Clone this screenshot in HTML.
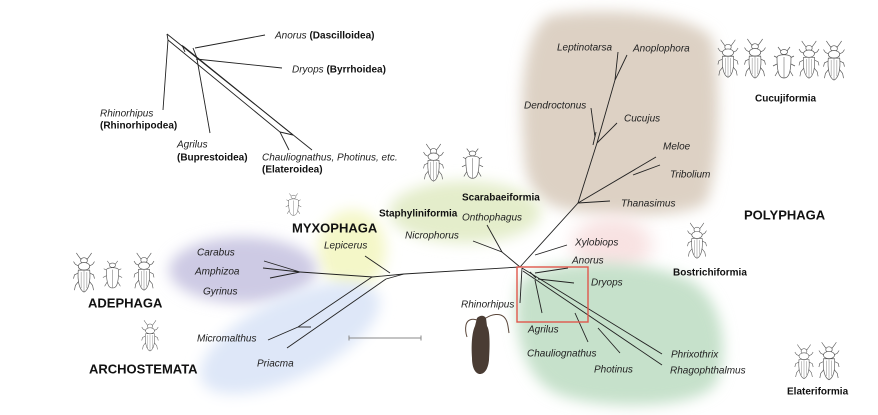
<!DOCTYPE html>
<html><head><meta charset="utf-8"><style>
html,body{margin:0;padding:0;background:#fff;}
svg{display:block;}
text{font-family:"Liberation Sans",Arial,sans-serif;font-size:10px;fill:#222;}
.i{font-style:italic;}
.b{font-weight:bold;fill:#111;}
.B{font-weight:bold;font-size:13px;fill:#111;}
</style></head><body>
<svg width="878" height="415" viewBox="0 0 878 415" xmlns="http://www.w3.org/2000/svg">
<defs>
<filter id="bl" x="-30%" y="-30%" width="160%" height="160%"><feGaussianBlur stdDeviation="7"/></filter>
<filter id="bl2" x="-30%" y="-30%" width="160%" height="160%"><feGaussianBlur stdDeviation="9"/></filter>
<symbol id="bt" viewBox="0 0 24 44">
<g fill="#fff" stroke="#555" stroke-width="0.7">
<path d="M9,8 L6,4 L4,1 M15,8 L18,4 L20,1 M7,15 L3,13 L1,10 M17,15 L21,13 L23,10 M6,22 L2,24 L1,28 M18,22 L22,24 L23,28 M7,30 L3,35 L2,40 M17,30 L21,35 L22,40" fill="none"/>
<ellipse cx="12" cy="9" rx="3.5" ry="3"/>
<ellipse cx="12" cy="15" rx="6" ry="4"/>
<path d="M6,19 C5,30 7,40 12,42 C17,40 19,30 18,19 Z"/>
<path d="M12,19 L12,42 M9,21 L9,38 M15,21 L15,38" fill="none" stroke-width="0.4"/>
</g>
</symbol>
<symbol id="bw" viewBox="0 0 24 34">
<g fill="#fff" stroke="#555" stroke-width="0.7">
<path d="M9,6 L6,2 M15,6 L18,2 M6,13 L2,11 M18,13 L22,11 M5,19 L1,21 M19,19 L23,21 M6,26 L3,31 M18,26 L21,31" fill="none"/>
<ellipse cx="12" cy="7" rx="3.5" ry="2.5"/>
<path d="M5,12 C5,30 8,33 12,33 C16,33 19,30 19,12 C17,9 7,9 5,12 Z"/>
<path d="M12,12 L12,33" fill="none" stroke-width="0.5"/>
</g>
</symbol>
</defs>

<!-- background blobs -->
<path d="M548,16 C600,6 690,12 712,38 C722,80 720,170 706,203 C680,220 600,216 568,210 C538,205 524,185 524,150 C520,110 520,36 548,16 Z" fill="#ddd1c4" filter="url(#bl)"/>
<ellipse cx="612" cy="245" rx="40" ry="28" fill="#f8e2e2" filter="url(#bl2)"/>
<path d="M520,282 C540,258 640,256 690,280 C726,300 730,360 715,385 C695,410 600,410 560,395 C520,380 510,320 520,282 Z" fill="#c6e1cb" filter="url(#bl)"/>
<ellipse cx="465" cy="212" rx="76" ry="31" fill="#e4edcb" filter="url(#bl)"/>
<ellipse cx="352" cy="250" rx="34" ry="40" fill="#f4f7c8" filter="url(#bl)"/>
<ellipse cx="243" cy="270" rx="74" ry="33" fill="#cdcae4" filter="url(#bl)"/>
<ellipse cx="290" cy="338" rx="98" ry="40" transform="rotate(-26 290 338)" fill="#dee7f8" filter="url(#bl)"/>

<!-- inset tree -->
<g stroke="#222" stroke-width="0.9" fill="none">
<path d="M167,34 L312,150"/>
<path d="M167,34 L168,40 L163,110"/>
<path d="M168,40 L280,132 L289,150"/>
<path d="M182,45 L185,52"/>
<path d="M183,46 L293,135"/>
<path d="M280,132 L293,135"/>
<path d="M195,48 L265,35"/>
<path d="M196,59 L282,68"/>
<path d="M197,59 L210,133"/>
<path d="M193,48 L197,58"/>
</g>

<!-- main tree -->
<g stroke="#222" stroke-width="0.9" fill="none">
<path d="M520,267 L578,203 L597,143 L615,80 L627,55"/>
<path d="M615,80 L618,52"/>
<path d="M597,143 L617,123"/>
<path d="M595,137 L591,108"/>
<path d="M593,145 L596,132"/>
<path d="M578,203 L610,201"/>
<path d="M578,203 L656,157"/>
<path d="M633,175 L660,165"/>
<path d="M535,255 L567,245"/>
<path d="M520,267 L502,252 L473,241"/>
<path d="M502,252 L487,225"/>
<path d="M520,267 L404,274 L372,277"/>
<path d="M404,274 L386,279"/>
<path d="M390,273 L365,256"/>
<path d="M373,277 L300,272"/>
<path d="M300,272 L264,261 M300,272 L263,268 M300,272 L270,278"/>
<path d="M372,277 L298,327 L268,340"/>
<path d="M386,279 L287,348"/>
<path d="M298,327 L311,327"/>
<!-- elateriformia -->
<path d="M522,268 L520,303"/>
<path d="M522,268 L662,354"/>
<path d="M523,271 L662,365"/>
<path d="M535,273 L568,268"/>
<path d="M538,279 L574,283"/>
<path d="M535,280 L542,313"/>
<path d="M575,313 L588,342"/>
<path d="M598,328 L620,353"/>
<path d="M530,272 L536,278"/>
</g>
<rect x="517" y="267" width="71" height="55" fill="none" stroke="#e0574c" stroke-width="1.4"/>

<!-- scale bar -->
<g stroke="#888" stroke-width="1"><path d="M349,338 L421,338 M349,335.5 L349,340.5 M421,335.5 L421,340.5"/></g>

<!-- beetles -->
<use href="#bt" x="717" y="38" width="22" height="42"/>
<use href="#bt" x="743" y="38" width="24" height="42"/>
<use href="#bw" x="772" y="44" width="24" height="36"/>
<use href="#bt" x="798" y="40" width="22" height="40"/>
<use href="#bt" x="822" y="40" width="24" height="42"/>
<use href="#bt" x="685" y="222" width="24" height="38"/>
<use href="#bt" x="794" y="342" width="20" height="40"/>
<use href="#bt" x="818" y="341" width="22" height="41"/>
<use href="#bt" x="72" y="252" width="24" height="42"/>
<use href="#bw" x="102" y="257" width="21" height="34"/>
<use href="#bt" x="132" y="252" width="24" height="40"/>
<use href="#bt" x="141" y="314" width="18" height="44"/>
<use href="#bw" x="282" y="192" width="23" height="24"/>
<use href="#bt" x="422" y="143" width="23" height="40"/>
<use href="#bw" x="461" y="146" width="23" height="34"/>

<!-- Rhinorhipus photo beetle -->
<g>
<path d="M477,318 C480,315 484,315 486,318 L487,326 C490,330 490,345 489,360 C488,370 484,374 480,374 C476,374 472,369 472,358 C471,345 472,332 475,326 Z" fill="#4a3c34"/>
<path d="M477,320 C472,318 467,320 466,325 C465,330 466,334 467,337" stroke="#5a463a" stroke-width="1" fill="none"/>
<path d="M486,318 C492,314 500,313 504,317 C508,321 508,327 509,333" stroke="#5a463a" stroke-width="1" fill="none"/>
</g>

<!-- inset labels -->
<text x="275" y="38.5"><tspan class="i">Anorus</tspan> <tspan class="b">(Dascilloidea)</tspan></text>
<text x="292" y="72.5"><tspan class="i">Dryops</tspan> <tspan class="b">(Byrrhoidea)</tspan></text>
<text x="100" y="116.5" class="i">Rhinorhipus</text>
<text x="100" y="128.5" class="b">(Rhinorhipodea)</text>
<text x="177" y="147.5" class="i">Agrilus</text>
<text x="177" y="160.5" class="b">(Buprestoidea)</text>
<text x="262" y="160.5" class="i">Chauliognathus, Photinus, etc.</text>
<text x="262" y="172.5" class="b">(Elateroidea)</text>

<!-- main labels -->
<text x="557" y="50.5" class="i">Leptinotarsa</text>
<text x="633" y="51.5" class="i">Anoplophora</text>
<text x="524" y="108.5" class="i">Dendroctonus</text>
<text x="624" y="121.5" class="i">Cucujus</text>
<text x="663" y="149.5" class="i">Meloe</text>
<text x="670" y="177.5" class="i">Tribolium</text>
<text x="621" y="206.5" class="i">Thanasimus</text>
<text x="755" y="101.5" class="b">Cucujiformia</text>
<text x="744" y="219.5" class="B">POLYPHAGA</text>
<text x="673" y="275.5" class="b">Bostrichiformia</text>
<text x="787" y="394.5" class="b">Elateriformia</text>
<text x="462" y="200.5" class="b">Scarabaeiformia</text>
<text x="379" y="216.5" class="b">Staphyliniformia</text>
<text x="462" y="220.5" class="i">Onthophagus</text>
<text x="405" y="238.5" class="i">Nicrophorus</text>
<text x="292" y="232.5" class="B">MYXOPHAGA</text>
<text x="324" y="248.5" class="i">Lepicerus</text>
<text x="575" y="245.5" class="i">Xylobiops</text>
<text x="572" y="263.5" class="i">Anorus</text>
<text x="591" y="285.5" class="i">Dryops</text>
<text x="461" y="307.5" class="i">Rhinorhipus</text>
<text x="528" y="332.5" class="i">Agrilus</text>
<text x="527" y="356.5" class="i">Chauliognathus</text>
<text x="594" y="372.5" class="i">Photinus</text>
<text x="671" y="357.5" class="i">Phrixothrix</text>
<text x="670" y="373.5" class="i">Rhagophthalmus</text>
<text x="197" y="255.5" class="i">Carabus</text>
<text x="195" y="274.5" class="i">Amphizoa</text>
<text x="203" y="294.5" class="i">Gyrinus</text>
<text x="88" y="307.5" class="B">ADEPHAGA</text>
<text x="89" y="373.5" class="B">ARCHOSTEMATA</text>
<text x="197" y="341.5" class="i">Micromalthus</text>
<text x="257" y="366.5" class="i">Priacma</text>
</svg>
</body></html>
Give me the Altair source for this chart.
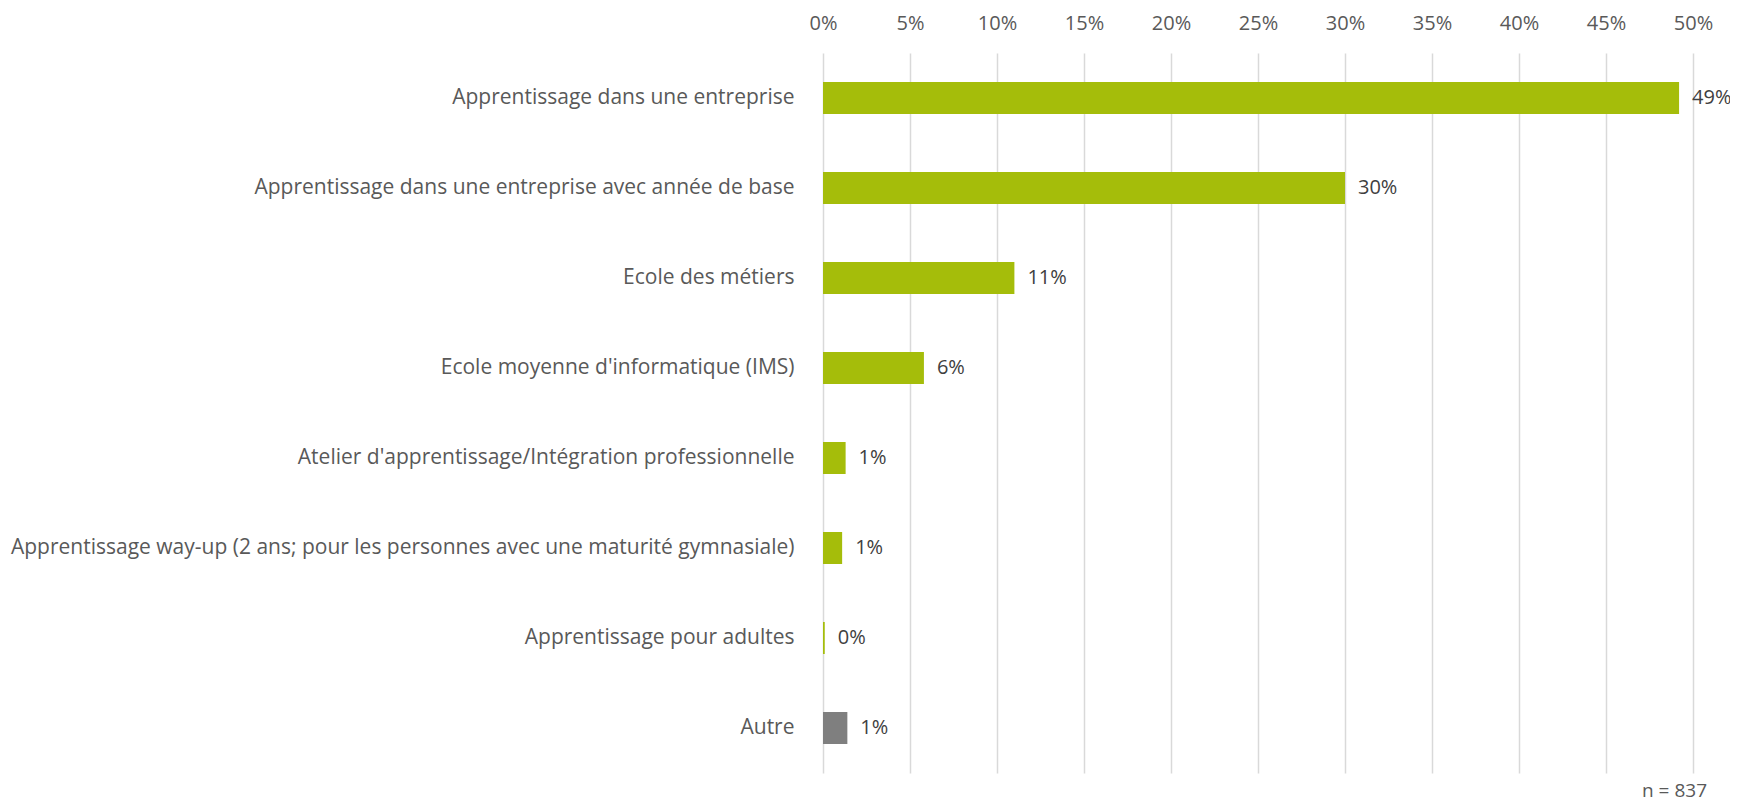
━━━━━━━━━━━━━━━━━━━━
_Exercise task_
In the listing above, how many lines hold the word "this"? Give the number and nothing more.

_Result below_
2